You will be involved in four group presentations over the course of the semester. All members of the group must contribute to the development of the presentation. Each presentation will be followed by a question and answer period; all members should contribute to addressing the questions. If you’ve already spoken, let someone else answer first. If you haven’t yet spoken, speak up. Presentation files are due via Sakai prior to the start of class on the day of the presentation. Slides should be clear, straight-forward, and concise. Uploaded slides should be in either
- Initial Group Presentation of Project (10 pts): This presentation will be 20-25 minutes in length with 5 minutes for questions. The group will present to the entire class the problem they will aim to solve. This requires digging through the literature to present the background and motivation as well as the “current state” of things for the problem. This presentation must also discuss the language(s) and software that will be used for development and an outline of the key benchmarks that will be met each week throughout the remainder of the semester. More details here.
- 5-minute Group Progress Presentations (5pts each, 2 presentations total): As the name implies this will be a quick presentation with two functions: 1) bring the class up to speed on the progress that has been made and 2) introduce any challenges impeding progress. This presentation should include the benchmarks presented initially and discuss how the project is progressing. Lack of progress or effort will result in a reduced grade.
- Final Group Presentation (10 pts): This presentation will be 12 minutes in length with 3 minutes for questions. This is the standard time allotted to oral presentations at a conference. In the presentation, you will present the background, methods, results, and conclusions/future directions. The key to this presentation is being concise and clear. You should assume you are speaking to a conference audience where most of your audience has not heard about your project before. You should be shooting for 12 minutes on the nose which gives time for a question or two. Questions can actually help your presentation by clarifying things you perhaps did not present clearly. At 15 minutes all presentations/questions will be stopped. (This is what they really do at a conference.) Grading rubric
GitHub Repo Checks
There will be four due dates for GitHub Repo Checks, 2.5 points each. In addition to managing your code, your group’s GitHub Repository (Repo) will serve as your “research notebook”, tracking your progress throughout the semester. By the end of class time on each day a Repo Check is due make sure all your latest code has been pushed to your repo and that you have recorded notes about what you have done and what you plan to do next. Use the Wiki tab for your progess notes. To earn the full 2.5 points, each person in the group must have contributed to the repo since the last repo check. This is easily checked by me because I will fork each repo and receive time stamped notifications when you contribute. Contributions include pushing code, submitting pull requests, opening/closing issues, and updating the Wiki documenting your progress. Make sure the primary repo owner resolves any pull requests made by other group members. Suggestions for organizing your repo are here.
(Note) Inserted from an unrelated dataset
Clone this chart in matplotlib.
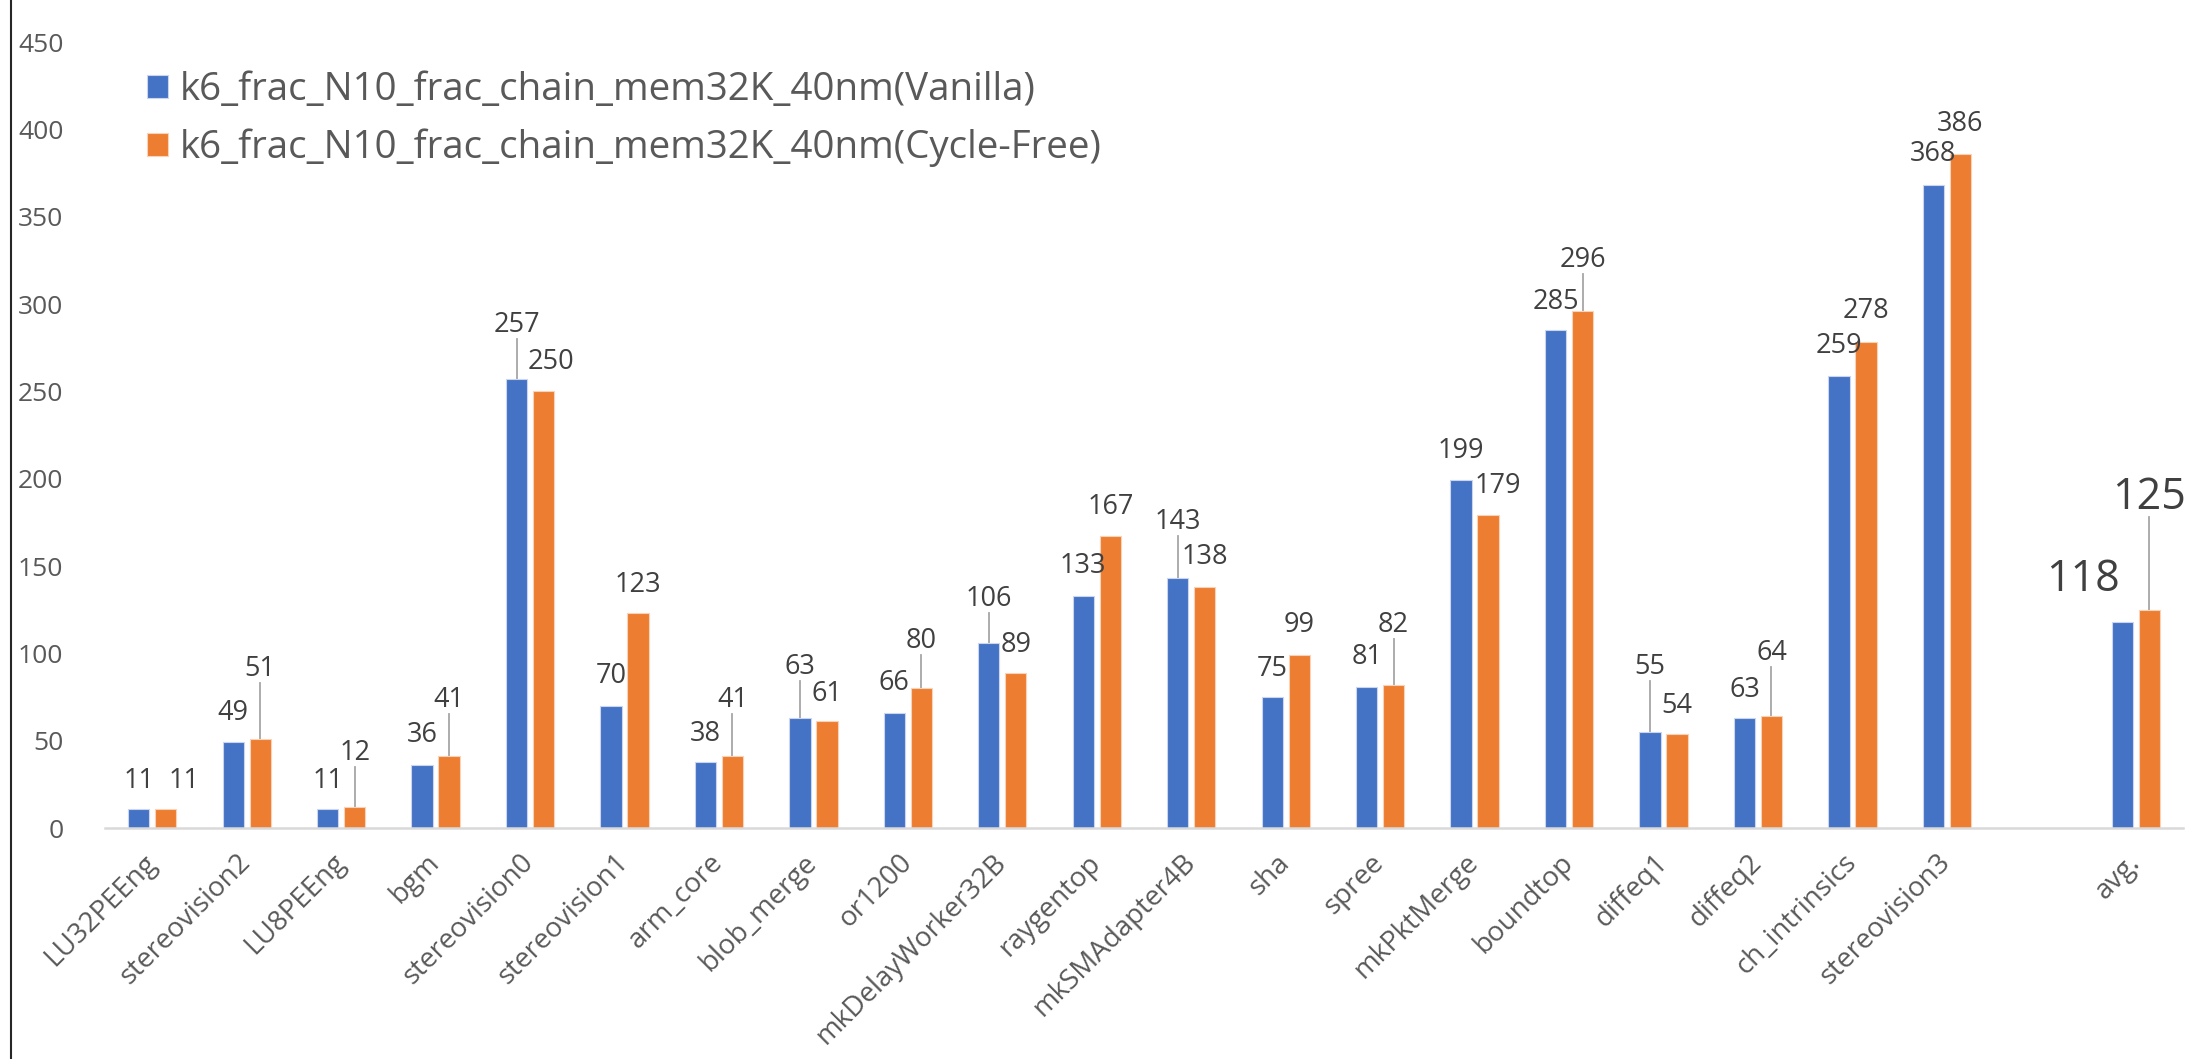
import matplotlib
matplotlib.use("Agg")
import matplotlib.pyplot as plt
from matplotlib.lines import Line2D
import numpy as np

plt.rcParams['font.family'] = ['Open Sans', 'DejaVu Sans']

categories = ['LU32PEEng', 'stereovision2', 'LU8PEEng', 'bgm', 'stereovision0',
              'stereovision1', 'arm_core', 'blob_merge', 'or1200', 'mkDelayWorker32B',
              'raygentop', 'mkSMAdapter4B', 'sha', 'spree', 'mkPktMerge', 'boundtop',
              'diffeq1', 'diffeq2', 'ch_intrinsics', 'stereovision3', 'avg.']
vanilla = [11, 49, 11, 36, 257, 70, 38, 63, 66, 106, 133, 143, 75, 81, 199, 285,
           55, 63, 259, 368, 118]
cycle_free = [11, 51, 12, 41, 250, 123, 41, 61, 80, 89, 167, 138, 99, 82, 179, 296,
              54, 64, 278, 386, 125]
series_names = ['k6_frac_N10_frac_chain_mem32K_40nm(Vanilla)',
                'k6_frac_N10_frac_chain_mem32K_40nm(Cycle-Free)']

# where excel put the data labels (text centre, in value units)
label_y_vanilla = [27, 66, 27, 53, 288, 87, 54, 92, 83, 131, 150, 175, 91, 98, 216, 301,
                   92, 79, 276, 386, 142]
label_y_cf = [27, 91, 43, 73, 267, 139, 73, 77, 107, 105, 184, 155, 116, 116, 196, 325,
              70, 100, 296, 403, 189]

BLUE = '#4472C4'
ORANGE = '#ED7D31'

W, H = 2203, 1059
fig = plt.figure(figsize=(W / 100, H / 100), dpi=100)
ax = fig.add_axes([105 / W, (H - 828) / H, (2183 - 105) / W, (828 - 42) / H])

# avg sits one empty slot after the last benchmark
x = np.arange(len(categories), dtype=float)
x[-1] += 1
bw = 0.225
off = 0.143

ax.bar(x - off, vanilla, bw, color=BLUE, edgecolor='#c9d6ee', linewidth=0.8,
       label=series_names[0], zorder=2)
ax.bar(x + off, cycle_free, bw, color=ORANGE, edgecolor='#f8d3b8', linewidth=0.8,
       label=series_names[1], zorder=2)

ax.set_xlim(-0.5, x[-1] + 0.5)
ax.set_ylim(0, 450)
ax.set_yticks(np.arange(0, 451, 50))
ax.tick_params(axis='y', length=0, pad=30, labelsize=19, labelcolor='#595959')
ax.set_xticks(x)
ax.set_xticklabels(categories, rotation=45, ha='right', va='center',
                   rotation_mode='anchor')
ax.tick_params(axis='x', length=0, pad=22, labelsize=20, labelcolor='#595959')

for s in ['top', 'right', 'left']:
    ax.spines[s].set_visible(False)
ax.spines['bottom'].set_color('#d9d9d9')
ax.spines['bottom'].set_linewidth(1.8)

# small sideways nudges excel made so labels don't collide
nudge = {(0, 1): 0.19, (20, 0): -0.42, (14, 1): 0.1, (4, 1): 0.08}

n = len(categories)
for i in range(n):
    for k, (xs, v, ly) in enumerate([(x[i] - off, vanilla[i], label_y_vanilla[i]),
                                     (x[i] + off, cycle_free[i], label_y_cf[i])]):
        big = (i == n - 1)
        fs = 31 if big else 19.5
        half = 9 if big else 6
        ax.text(xs + nudge.get((i, k), 0), ly, str(v), ha='center', va='center',
                fontsize=fs, color='#404040', zorder=3)
        if ly - half - v > 18:
            ax.plot([xs, xs], [v, ly - half - 2], color='#a6a6a6', lw=1.3, zorder=1)

leg = ax.legend(loc='upper left', bbox_to_anchor=(128 / W, 1 - 52 / H),
                bbox_transform=fig.transFigure, frameon=False, fontsize=27.7,
                handlelength=0.55, handleheight=0.55, handletextpad=0.3,
                labelspacing=0.5, borderpad=0)
for t in leg.get_texts():
    t.set_color('#595959')

fig.add_artist(Line2D([11 / W, 11 / W], [0, 1], color='#262626', lw=1.5))

fig.savefig('out.png', dpi=100)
Commented code is due on the last day of class by 11:59 PM. This code should be hosted online through GitHub. You should include straight-forward documentation and sample data in your repository. The code should have adequate documentation in the repository’s
README.md file such that anyone could download the code, install it or get it to run, and run through the sample/test data without encountering any problems; this should be thought of as a User’s Manual. If I cannot run the code and run the test data, I cannot grade the functionality of the code. The breakdown of your group grade for code is: 2 pts comments; 2 pts documentation; 1 pt test data; 10 pts functionality. Examples of nice
README.md files with useful documentation and examples can be found here and here.
Parallel to the code developed, you will also be drafting what is commonly referred to as an Application Note. This is a brief (2-page journal style, 1000-1300 words plus one image) paper describing the application. It includes Abstract, Introduction, Implementation, Results, and References sections. The Abstract should be brief (100-200 words). The Introduction section should introduce the problem as well as the existing software tools that are available to solve the problem, a subset of the problem, or a closely related problem. The Implementation will include details about the development of the application in ENGLISH. In other words, what functionality was developed (not a list of classes/functions); this includes the run-time and memory usage estimates. The Results section typically includes the actual use of your software on a set of data (i.e. your test data) to show how it solves the problem at hand. Likewise, the same set of data is often analyzed by OTHER available tools or statistical models in an effort to show how your solution is superior. You will have two group grades for the Application Note: a Rough Draft (5 pts) and the Final Draft (10 pts). The Rough Draft, due 2 weeks prior to the final paper, will provide you with the opportunity to get feedback on your paper. Turn both these assignments in by 11:59 PM on their respective due dates via Sakai. Be sure the Application Note includes a link to your Project Code GitHub repository. For inspiration, several Application Notes are published in every issue of the journal Bioinformatics.